The building initially housed the First Presbyterian Church; it was converted into the largest musical auditorium in Philadelphia by William Strickland and opened in December 1824.

Noted for its fine acoustics, the Hall was described in a newspaper review of the first concert: "The room is exceedingly neat, and its decoration does honor to the taste of Mr. Strickland, an architect of whom Philadelphia may be justly proud. It is one hundred and six feet long, sixty feet wide, and twenty-six feet high, and is admirably calculated for the conveyance of sound..." As it continued to serve as the leading concert hall in the city, the building was renovated in 1847 by Napoleon LeBrun and expanded by architect Addison Hutton in 1891.

Internationally notable musical artists, authors, and lecturers have appeared at Musical Fund Hall, including:

- 1825: Marquis de Lafayette, who aided George Washington and the Continental Army in the American Revolutionary War, was honored at a reception
- 1827: Maria Malibran, a Spanish opera singer
- 1848: Ole Bull, Norwegian violinist
- 1842: Charles Dickens, author of A Tale of Two Cities
- 1850 and 1851: Jenny Lind, known as "the Swedish Nightingale", and Ede Reményi
- 1852: Henriette Sontag and Adelina Patti
- 1853 and 1856: William Makepeace Thackeray, lectures on the "English Humorists" (1853) and "Charity and Humor" (1856)
- 1897: poet Paul Laurence Dunbar read selections of his own works

Renowned pianists such as Louis Gottschalk, Kossowski, Sigismond Thalberg, and Wolfsohn also appeared at the Hall.
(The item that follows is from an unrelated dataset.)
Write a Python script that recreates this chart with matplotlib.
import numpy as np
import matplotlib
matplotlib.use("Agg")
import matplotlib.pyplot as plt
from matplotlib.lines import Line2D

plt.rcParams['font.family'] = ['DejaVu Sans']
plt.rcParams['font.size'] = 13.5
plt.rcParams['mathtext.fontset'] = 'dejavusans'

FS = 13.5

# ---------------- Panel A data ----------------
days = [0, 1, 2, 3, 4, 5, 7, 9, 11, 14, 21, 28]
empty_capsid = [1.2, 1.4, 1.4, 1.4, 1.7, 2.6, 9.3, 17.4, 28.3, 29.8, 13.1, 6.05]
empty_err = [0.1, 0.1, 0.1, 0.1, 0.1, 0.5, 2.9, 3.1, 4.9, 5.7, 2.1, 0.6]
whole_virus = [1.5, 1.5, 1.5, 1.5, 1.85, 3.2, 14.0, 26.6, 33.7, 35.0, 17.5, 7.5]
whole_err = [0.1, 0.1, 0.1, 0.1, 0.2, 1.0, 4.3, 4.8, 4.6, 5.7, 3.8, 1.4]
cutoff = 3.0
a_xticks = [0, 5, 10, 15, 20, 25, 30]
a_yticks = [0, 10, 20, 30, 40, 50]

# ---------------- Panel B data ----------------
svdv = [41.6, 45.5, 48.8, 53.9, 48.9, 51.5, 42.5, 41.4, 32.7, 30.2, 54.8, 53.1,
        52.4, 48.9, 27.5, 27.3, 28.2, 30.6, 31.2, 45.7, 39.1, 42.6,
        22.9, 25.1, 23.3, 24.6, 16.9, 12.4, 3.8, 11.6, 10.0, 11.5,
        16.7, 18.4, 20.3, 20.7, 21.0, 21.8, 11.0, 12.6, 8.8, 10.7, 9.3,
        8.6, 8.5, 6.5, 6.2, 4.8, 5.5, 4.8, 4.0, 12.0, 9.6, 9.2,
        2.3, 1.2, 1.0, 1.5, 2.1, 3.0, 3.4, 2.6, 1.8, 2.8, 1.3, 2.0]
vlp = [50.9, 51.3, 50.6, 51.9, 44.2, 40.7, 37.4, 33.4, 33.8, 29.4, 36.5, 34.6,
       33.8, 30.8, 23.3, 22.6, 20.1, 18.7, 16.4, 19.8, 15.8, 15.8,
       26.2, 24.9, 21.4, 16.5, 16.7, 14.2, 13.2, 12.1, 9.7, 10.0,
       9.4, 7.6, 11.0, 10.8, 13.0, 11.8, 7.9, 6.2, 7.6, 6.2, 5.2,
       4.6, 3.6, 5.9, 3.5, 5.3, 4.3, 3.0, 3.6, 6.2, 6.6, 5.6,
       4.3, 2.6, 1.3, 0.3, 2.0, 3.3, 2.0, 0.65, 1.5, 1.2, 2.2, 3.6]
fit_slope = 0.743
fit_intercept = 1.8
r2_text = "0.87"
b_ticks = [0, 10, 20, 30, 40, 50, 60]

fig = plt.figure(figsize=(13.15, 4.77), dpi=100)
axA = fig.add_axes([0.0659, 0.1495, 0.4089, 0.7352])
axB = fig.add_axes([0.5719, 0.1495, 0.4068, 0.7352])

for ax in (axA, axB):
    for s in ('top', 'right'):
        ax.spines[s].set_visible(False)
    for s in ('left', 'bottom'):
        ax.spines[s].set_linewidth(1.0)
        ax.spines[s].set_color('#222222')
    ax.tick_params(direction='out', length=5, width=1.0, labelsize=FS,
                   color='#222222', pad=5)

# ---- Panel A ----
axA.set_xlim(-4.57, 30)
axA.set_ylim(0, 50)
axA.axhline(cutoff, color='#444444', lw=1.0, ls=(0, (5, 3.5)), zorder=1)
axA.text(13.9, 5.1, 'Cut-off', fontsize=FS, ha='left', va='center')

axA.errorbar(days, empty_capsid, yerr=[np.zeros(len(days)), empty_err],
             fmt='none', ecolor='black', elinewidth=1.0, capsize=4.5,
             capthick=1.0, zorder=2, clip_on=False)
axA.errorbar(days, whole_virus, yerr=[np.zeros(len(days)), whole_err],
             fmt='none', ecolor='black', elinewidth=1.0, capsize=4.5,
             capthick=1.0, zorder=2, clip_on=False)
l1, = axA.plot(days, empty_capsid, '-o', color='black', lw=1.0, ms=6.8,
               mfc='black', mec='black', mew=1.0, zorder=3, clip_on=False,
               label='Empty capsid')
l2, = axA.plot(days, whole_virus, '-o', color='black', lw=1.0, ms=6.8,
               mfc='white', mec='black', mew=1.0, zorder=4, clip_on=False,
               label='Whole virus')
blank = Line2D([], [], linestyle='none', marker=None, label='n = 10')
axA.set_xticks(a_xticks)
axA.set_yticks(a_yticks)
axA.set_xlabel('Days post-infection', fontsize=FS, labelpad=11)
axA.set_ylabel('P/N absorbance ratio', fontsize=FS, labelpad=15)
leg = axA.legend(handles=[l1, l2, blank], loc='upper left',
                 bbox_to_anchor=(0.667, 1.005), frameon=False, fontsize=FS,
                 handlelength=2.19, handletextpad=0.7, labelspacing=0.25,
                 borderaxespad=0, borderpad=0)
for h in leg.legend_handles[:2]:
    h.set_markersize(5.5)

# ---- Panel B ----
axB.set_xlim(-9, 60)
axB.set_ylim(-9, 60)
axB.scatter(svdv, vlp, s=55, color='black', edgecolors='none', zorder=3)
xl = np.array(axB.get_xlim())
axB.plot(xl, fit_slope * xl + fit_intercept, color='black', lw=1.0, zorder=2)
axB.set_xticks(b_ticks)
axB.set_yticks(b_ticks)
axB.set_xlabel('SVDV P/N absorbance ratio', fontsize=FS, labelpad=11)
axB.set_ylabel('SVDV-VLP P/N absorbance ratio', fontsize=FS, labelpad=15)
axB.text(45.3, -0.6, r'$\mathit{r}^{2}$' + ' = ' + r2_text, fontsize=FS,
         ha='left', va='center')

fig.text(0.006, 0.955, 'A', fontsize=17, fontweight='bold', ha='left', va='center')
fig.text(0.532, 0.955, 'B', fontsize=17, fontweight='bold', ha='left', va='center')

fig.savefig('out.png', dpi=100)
In 1856, the first National Republican Convention was held at the Musical Fund Hall. John C. Frémont was nominated on the second ballot. William L. Dayton of New Jersey was the vice-presidential nominee.

With its busy and notable schedule of events, 1856 was the banner year for the Musical Fund Hall. By the end of the year, the 3,000-seat Philadelphia Academy of Music opened and immediately supplanted the Musical Fund Hall as the premier venue for concerts and lectures in the city. The Musical Fund Society moved its concerts to the Academy of Music in 1868.

After seeing use as (among other things) a boxing arena and a tobacco warehouse, the Hall was abandoned, then was converted into condominiums. As a result of the conversion, the auditorium no longer exists. The building was removed from the list of National Historic Landmarks but it retains a position on the National Register of Historic Places.

Around 1900, the society was a main proponent in creating the Philadelphia Orchestra. In 1982, The Musical Fund Society's document collection including manuscripts of European music as well as music by Pennsylvania composers, went to the library of the University of Pennsylvania.